Description of the task
Count every line of these entries that holds the word "LaTeX", and reply with the number only.

Data provided
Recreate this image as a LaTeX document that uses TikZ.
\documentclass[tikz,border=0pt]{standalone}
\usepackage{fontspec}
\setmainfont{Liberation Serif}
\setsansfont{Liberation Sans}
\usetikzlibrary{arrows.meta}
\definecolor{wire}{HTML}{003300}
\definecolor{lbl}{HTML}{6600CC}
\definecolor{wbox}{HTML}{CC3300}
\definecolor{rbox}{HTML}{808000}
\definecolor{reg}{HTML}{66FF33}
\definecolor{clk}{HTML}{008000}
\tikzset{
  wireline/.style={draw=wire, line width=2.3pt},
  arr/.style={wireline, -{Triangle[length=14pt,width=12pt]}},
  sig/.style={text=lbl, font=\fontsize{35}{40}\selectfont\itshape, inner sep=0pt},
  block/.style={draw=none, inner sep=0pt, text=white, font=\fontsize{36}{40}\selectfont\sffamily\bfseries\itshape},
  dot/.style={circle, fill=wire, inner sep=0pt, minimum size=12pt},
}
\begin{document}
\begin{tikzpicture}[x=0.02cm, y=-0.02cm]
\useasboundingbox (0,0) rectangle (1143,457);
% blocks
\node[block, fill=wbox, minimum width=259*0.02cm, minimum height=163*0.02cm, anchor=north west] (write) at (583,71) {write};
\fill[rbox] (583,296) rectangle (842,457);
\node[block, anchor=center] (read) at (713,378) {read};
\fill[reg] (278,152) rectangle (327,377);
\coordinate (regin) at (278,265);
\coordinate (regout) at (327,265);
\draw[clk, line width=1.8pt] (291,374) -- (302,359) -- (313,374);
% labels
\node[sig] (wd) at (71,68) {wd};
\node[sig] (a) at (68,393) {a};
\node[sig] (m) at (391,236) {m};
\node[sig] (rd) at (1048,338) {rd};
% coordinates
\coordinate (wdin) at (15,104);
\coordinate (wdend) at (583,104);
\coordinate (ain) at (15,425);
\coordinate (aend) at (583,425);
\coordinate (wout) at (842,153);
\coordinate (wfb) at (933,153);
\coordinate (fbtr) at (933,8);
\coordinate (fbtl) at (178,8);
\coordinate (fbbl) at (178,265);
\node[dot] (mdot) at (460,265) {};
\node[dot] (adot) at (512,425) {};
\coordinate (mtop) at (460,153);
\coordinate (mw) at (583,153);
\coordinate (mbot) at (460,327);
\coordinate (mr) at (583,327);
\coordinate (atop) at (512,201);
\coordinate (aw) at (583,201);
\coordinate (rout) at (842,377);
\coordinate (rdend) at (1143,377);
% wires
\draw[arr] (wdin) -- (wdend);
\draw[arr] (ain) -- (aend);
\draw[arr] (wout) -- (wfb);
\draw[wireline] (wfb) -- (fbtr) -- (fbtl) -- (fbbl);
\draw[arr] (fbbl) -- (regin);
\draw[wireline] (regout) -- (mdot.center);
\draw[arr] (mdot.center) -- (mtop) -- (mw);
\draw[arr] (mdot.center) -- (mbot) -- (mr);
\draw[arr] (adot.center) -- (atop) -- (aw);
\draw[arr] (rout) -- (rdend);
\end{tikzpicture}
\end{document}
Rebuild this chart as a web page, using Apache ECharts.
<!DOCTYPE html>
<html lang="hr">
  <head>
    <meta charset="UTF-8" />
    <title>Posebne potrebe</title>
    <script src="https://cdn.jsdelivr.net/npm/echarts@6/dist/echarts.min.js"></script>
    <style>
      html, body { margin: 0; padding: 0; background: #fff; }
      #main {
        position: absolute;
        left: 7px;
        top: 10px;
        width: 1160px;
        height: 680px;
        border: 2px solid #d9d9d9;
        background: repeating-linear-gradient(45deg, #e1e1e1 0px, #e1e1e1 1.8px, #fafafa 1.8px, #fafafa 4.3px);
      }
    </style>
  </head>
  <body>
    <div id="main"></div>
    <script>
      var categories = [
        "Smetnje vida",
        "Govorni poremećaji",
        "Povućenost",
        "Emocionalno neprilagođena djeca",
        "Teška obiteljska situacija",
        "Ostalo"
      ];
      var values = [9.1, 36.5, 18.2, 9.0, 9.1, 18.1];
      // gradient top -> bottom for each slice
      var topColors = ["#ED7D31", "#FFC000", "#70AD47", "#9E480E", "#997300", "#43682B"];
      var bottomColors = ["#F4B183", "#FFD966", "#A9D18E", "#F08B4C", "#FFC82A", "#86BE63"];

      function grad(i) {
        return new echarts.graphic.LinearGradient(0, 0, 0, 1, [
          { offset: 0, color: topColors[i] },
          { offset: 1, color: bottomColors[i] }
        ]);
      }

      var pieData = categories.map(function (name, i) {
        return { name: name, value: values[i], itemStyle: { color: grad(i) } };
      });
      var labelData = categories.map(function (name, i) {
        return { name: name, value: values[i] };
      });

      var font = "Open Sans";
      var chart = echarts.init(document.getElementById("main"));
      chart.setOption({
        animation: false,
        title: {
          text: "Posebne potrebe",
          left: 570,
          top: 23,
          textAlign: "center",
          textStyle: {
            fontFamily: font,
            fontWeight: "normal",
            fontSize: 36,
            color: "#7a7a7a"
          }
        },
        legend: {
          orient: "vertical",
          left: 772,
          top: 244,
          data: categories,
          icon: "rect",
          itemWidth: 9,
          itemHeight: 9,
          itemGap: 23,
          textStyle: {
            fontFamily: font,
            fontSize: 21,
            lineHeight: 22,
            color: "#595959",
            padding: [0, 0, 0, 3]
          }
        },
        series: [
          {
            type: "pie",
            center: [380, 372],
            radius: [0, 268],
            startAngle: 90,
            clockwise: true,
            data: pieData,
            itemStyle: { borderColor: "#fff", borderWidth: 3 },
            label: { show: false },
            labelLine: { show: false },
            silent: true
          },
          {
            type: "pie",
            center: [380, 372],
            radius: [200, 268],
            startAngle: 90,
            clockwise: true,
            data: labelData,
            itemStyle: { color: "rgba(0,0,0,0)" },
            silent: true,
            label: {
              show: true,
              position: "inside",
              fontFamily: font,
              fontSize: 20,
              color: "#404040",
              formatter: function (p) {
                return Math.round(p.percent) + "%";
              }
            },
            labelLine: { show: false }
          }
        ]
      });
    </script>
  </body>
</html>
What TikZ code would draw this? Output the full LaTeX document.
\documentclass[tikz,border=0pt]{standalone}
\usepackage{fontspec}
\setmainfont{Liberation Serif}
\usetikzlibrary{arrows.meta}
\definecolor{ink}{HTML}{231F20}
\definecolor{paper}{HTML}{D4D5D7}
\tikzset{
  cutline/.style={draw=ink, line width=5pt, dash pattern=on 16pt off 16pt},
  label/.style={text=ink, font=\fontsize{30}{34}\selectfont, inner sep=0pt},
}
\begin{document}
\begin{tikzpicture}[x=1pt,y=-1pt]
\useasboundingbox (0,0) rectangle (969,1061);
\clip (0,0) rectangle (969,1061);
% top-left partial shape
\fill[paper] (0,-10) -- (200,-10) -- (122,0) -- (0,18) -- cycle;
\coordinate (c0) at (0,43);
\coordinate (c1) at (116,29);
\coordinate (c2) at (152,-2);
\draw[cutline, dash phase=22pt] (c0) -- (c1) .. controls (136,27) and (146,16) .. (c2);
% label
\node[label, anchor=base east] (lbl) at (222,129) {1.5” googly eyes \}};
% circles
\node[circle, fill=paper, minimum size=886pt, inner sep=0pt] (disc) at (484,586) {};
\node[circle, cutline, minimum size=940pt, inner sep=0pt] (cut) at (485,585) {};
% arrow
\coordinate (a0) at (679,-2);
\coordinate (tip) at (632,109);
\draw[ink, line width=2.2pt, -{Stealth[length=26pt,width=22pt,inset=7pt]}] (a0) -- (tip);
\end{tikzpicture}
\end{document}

--

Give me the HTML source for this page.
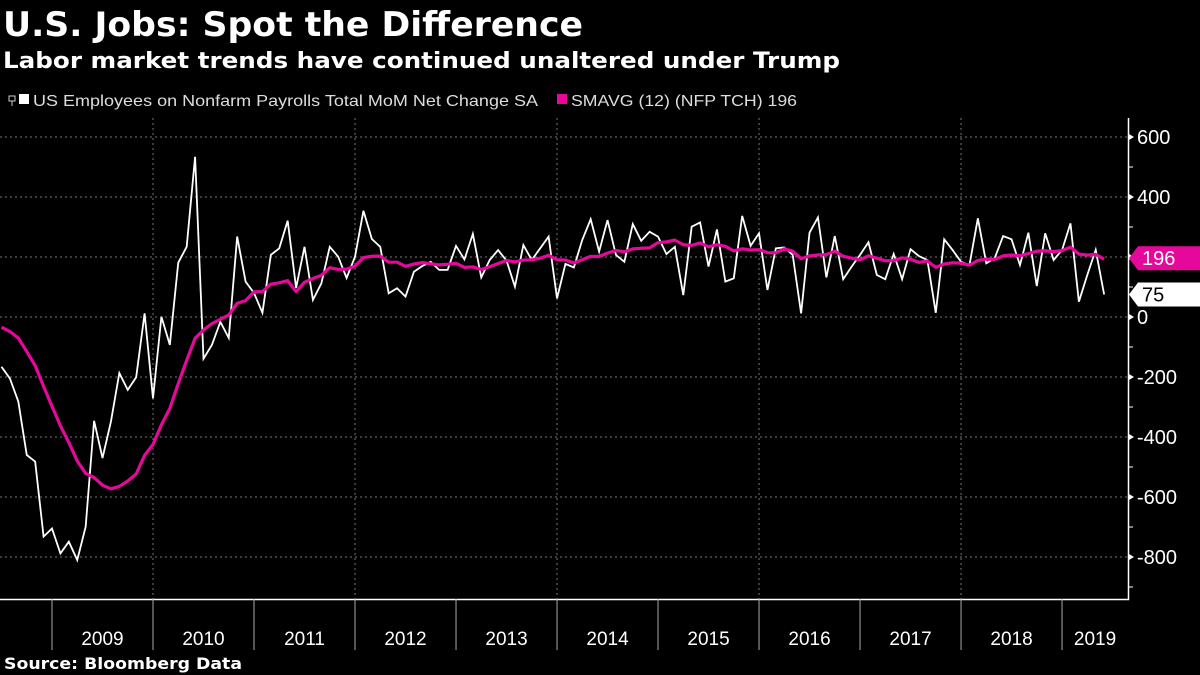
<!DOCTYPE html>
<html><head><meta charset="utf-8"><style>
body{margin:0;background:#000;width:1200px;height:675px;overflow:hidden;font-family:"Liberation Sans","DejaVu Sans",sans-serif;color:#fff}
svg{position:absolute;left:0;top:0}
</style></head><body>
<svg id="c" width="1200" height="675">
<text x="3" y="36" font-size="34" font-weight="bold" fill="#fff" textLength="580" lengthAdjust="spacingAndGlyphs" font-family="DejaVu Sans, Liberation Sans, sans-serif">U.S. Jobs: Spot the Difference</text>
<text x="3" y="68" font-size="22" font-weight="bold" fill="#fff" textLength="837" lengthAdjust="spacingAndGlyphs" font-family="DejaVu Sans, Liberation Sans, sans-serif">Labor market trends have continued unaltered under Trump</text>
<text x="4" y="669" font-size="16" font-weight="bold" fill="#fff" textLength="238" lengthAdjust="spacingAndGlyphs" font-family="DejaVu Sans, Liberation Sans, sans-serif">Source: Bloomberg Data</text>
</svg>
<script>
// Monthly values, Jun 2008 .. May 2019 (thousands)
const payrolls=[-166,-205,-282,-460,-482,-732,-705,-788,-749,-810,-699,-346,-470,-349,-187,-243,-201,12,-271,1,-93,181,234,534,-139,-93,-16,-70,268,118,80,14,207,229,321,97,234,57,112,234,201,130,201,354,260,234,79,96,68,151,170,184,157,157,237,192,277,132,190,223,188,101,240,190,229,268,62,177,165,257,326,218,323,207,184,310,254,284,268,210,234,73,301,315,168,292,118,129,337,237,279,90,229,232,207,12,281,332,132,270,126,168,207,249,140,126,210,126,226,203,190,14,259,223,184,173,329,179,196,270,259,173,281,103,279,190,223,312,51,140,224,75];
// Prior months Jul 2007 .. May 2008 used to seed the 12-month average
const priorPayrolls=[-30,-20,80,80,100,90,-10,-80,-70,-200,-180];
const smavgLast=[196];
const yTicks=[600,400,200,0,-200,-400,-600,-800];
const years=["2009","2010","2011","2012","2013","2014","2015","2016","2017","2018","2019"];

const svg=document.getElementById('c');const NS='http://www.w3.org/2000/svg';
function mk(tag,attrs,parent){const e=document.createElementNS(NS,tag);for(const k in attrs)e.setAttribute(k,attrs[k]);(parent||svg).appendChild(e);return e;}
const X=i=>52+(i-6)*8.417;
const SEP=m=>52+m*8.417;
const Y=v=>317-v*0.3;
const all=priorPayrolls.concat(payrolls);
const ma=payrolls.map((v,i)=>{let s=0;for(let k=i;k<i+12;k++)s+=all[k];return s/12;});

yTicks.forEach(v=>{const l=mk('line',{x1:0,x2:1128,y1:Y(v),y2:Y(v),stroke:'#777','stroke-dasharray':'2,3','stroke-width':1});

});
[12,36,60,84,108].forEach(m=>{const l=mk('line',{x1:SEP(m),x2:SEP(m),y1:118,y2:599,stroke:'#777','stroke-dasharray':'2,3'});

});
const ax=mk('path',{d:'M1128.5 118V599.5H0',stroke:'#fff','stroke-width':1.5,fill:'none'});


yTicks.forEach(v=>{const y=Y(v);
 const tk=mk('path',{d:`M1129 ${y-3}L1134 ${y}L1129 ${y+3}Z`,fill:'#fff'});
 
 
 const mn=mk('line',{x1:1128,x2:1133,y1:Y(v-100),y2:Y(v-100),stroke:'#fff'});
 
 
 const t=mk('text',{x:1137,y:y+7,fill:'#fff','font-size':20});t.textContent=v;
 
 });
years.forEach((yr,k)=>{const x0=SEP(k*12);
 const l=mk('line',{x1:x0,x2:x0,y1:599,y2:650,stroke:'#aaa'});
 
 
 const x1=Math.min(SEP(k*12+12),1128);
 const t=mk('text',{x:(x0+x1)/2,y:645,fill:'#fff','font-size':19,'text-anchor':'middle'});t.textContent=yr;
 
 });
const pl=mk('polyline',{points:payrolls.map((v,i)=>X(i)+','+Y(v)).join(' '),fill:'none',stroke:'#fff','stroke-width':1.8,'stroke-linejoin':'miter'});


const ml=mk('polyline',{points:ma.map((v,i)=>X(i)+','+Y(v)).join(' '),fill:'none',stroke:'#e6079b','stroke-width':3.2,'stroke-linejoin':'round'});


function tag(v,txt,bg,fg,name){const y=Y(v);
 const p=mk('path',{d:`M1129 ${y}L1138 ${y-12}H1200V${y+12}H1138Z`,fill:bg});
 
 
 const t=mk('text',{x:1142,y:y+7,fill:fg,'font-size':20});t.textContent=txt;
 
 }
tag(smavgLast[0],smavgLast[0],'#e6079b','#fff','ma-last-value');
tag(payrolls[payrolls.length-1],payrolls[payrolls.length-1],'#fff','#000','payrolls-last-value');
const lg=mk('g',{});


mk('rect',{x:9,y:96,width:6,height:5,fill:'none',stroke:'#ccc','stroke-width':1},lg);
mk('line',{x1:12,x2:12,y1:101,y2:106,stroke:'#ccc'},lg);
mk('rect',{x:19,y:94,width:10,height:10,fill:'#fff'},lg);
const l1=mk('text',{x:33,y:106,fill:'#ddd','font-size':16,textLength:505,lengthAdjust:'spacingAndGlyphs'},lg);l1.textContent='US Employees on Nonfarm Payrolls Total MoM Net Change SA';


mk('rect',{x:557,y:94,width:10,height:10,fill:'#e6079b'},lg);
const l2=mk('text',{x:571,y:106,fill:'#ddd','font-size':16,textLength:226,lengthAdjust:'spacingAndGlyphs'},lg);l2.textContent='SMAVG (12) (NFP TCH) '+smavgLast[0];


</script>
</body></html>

Full answer
2